Freeman Thomas is bombing down the express lane of the 405. As DaimlerChrysler's vice president of advanced product design strategy, you'd expect him to be driving a company car--a Chrysler sedan, say, or a Dodge pickup, or a Jeep Wrangler like the one he uses every day back home in Michigan. Instead, his once-a-month visit to the company's advanced design center in Carlsbad finds him in a generic rental car, and he's not happy about it. Not because the econobox is beneath him. Not because it makes horrible thrashing noises when he nails the accelerator. Not even because it reeks of air freshener. But because it's so, well, cheesy.
"It's not a bad car," he says. "It drives well. It's got decent power. The exterior's not offensive. But this interior . . . ." He looks exasperated. No, disappointed. He traces the top of the dashboard. "Look at this slope, like it's been melted by the sun. Look at all these different shapes! If they'd chosen one shape and repeated it, the interior would have looked a thousand times more disciplined. I don't mind that the sun visor doesn't have a clip. That's to save money. But all these different textures? That's not about cost. That's about somebody falling asleep at the wheel."
Two years ago, the high-energy, high-concept, high-profile Thomas was hired to change the direction of Chrysler's once-mighty design department and conceive a new generation of unconventional vehicles that would put the troubled company back in the black. Thomas, a Long Beach native and graduate of the Art Center College of Design in Pasadena, was coming off a pair of stunning design triumphs. In 1994, he and J Mays--now the design chief at Ford--created the whimsical Concept One show car that morphed into Volkswagen's oh-so-cute, my-how-chic New Beetle. The next year, he almost single-handedly produced the slick Audi TT, embodying a cool, rational Bauhaus sensibility.
Thomas' fusion of sunny Southern California playfulness and austere European classicism has fueled a meteoric rise to industry celebrity. A little more than a decade ago, after a stint at Porsche, he was a self-employed designer making ends meet by teaching part time and contributing styling analyses to a fledgling car magazine. Today he's one of the world's hottest automotive designers at a time when designers have never enjoyed more prominence or influence. Now he hopes to use his position at Chrysler as a bully pulpit to promote a fresh approach to design that's as much about marketing and brand image as it is about styling.
"In other companies, designers are basically handed a package and told, 'Here. Put a pretty body on it,' " Thomas explains. "The way we do it, I'm responsible for creating the architecture. I work very closely with the advanced vehicle engineers. I work very closely with the production car studios. I work very closely with marketing. I work very closely with PR to come up with names and design the press packages, all the way down to the typography and the script for the videos. It all has to work together. At the end of the day, design is about communication."

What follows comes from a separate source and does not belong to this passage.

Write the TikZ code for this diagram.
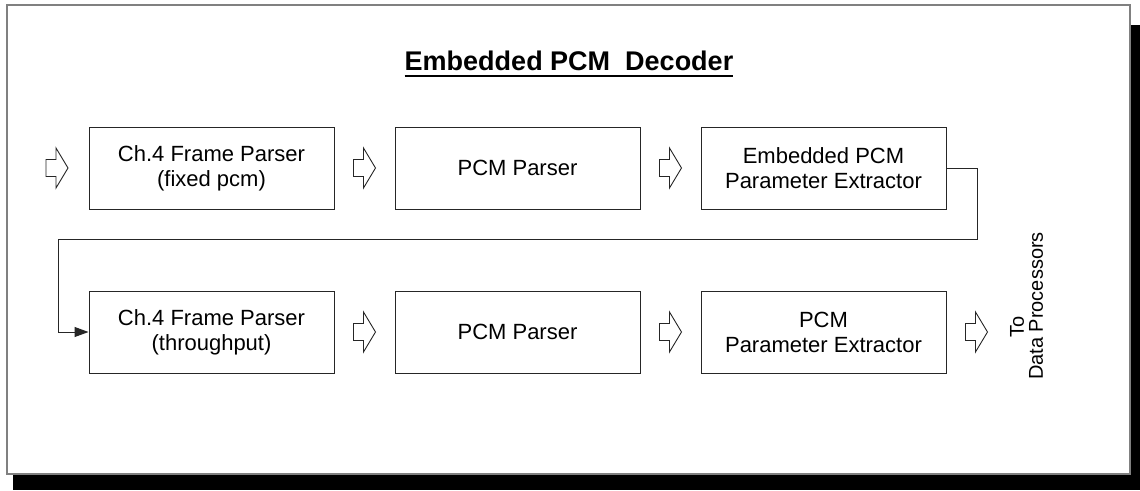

Thomas oversees three advanced design studios, two in Michigan and the third in Carlsbad, creating products for the Chrysler, Dodge and Jeep brands. Although he still does some hands-on design work, he focuses mainly on the big picture. "He's an amazing ideas man," says Jeff Teague, who worked with him at the Volkswagen/Audi design studio in Simi Valley. "He loves playing ideas volleyball. But he's frustrating to play with because he always beats you. No matter how good your idea is, he always comes up with something better. He's a golden asset for Chrysler. He understands how to strengthen a brand by building on its heritage. I think he'll put new life into Jeep, for example, and make it an icon for generations to come."
Thomas is 44 years old, with a wife and a 10-year-old daughter, yet there's still something of the kid about him. Despite a few gray hairs, he has a pudgy face that gives him a vaguely cherubic quality. But his apparent youthfulness is more a function of his live-wire personality than his boyish looks. He's got pep, lots of it, and when he really gets going, he can be almost manic, the words flowing in such torrents that he occasionally stutters over them.
Nothing energizes Thomas more than cars. "Freeman's the most enthusiastic car guy I've ever met," says Dave Cole, another alum of the VW/Audi studio in Simi Valley. "He has gasoline for blood. He eats, drinks and sleeps cars. They're his life. I don't think I've ever met anybody who knows more about cars, who's more fanatical about them. His head is so full of information that he's a walking encyclopedia. When he gets started talking about cars, he just can't stop."